_Requirement_: Show all lines holding "chart".

_Given information_:
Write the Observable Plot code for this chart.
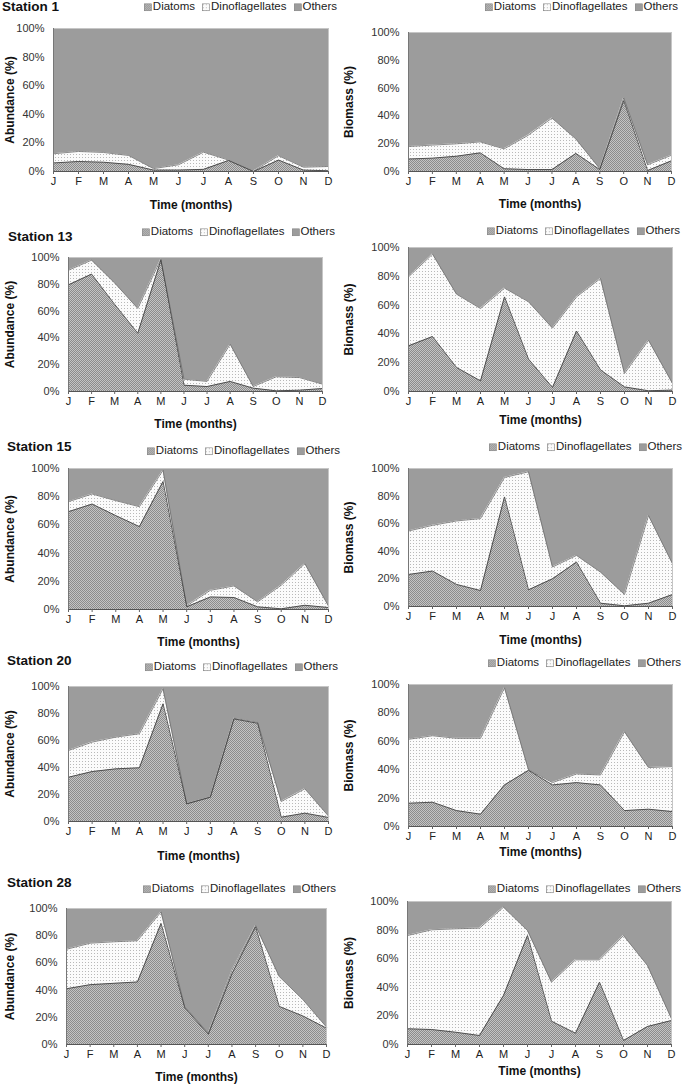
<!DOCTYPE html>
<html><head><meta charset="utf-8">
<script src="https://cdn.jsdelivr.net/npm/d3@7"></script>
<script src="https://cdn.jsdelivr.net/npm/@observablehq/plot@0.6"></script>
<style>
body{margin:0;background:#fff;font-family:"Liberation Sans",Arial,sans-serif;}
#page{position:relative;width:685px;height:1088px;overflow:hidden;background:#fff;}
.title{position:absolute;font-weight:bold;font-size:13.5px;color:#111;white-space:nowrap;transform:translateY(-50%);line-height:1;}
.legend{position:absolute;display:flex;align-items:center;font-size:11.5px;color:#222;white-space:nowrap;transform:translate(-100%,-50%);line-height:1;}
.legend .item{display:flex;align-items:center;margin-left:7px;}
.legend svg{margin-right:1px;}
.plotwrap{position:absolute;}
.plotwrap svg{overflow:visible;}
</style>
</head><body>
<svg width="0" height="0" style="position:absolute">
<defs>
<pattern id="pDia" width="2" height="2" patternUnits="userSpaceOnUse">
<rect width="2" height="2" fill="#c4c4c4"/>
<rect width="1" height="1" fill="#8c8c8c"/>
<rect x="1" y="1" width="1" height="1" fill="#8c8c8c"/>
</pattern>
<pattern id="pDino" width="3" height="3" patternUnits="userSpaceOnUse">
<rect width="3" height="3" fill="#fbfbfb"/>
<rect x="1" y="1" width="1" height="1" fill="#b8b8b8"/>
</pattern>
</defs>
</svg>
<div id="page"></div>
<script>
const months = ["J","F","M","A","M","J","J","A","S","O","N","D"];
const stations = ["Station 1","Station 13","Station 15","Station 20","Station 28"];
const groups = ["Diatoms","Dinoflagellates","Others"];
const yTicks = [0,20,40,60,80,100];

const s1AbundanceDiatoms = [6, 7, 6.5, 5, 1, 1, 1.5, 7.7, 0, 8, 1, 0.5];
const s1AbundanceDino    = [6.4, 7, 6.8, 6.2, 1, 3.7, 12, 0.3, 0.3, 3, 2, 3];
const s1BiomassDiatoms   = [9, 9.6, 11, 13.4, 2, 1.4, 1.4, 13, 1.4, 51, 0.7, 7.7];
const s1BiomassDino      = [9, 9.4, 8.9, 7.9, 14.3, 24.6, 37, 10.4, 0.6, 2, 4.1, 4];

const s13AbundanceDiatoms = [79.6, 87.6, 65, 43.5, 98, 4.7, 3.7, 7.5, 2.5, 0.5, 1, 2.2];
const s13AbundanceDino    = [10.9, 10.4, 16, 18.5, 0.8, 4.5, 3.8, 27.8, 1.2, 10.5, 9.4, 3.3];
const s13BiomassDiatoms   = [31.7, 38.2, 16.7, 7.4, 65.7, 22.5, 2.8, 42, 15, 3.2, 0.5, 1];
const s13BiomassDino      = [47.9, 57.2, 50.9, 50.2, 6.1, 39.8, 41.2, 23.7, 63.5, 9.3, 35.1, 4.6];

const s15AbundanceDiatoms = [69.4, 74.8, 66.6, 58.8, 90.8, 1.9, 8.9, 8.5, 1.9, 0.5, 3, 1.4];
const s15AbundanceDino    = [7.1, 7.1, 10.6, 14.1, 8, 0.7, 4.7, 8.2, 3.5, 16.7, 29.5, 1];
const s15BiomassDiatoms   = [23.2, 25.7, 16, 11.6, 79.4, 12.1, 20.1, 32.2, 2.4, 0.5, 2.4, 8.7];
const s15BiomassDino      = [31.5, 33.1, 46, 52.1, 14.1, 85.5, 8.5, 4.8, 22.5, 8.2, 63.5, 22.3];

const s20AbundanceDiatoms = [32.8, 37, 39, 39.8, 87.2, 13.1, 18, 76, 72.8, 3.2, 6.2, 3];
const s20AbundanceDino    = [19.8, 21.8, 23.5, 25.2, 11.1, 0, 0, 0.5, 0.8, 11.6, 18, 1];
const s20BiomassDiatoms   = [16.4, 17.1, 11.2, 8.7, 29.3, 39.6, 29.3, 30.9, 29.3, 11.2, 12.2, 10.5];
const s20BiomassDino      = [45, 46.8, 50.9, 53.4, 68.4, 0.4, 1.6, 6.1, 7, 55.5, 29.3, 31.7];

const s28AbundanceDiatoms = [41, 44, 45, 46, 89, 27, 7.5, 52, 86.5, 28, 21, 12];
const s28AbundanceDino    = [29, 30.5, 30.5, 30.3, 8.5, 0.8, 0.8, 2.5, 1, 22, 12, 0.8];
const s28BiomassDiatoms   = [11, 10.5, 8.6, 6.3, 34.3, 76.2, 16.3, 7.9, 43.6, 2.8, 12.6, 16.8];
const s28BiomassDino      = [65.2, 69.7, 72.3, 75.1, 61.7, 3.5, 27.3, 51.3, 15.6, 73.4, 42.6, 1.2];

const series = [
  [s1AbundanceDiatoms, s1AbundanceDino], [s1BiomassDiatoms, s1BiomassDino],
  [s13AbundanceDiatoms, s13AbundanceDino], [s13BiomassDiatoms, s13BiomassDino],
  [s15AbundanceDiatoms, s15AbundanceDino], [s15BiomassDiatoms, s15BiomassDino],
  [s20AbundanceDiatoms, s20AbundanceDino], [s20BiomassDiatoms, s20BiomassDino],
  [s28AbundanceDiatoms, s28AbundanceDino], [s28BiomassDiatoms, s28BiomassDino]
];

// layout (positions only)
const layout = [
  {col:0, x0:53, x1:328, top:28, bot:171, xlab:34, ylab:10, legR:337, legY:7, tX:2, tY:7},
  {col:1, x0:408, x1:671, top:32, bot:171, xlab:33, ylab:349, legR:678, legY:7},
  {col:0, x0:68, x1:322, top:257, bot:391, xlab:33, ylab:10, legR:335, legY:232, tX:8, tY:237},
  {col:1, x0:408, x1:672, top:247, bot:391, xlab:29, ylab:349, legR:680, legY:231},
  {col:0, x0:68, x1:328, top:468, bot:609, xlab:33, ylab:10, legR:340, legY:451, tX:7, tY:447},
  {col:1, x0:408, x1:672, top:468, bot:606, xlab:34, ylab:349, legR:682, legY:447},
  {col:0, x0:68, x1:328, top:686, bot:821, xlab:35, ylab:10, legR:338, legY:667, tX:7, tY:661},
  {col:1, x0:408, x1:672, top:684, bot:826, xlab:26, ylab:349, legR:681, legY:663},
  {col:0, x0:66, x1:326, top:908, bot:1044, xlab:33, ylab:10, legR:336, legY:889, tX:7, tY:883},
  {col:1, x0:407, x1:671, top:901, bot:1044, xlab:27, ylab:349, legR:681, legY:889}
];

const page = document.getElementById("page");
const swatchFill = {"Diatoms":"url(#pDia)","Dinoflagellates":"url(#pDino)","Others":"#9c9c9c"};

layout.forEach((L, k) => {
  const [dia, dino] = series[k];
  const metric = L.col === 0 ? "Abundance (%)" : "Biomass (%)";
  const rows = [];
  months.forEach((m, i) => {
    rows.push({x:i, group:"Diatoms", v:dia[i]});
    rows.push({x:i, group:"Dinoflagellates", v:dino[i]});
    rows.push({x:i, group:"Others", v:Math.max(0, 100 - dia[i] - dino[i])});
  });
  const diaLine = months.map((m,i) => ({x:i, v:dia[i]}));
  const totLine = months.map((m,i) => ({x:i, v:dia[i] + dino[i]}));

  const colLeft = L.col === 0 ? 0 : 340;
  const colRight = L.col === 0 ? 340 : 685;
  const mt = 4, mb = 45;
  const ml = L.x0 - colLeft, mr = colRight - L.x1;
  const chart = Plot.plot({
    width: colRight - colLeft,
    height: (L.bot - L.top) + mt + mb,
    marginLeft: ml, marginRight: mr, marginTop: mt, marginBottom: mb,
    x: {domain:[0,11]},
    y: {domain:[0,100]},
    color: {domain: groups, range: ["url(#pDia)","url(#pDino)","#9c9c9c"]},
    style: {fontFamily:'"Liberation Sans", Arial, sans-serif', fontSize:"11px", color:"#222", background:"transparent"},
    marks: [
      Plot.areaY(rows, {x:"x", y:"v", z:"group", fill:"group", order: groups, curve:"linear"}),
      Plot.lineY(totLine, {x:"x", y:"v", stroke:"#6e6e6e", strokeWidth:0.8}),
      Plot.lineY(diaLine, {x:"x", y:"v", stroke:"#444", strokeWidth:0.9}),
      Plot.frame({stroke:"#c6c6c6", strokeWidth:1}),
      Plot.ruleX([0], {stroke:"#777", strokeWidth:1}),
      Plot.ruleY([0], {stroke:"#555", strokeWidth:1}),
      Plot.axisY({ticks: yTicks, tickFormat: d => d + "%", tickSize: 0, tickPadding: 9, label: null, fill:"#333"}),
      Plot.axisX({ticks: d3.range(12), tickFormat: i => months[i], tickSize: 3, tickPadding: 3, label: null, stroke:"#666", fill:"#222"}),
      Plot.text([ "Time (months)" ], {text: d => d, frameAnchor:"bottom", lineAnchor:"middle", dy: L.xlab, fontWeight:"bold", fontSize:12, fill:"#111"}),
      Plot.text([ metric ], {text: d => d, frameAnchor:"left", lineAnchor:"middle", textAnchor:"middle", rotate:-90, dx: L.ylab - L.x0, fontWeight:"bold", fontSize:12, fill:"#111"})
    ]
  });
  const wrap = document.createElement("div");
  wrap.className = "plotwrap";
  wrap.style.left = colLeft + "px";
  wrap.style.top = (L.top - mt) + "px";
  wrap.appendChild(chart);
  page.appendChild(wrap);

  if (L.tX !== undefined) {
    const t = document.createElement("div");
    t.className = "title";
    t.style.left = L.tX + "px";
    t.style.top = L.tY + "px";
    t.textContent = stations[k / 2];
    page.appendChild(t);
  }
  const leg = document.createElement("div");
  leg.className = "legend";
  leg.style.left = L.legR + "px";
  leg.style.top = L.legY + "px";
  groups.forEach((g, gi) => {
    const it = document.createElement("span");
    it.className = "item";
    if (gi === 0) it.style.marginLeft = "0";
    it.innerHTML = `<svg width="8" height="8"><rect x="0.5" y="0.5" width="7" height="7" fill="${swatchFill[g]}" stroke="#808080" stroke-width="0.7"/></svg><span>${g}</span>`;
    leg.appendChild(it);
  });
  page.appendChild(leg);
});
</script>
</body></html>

_Finished exercise_:
Write the Observable Plot code for this chart.
  const chart = Plot.plot({
  wrap.appendChild(chart);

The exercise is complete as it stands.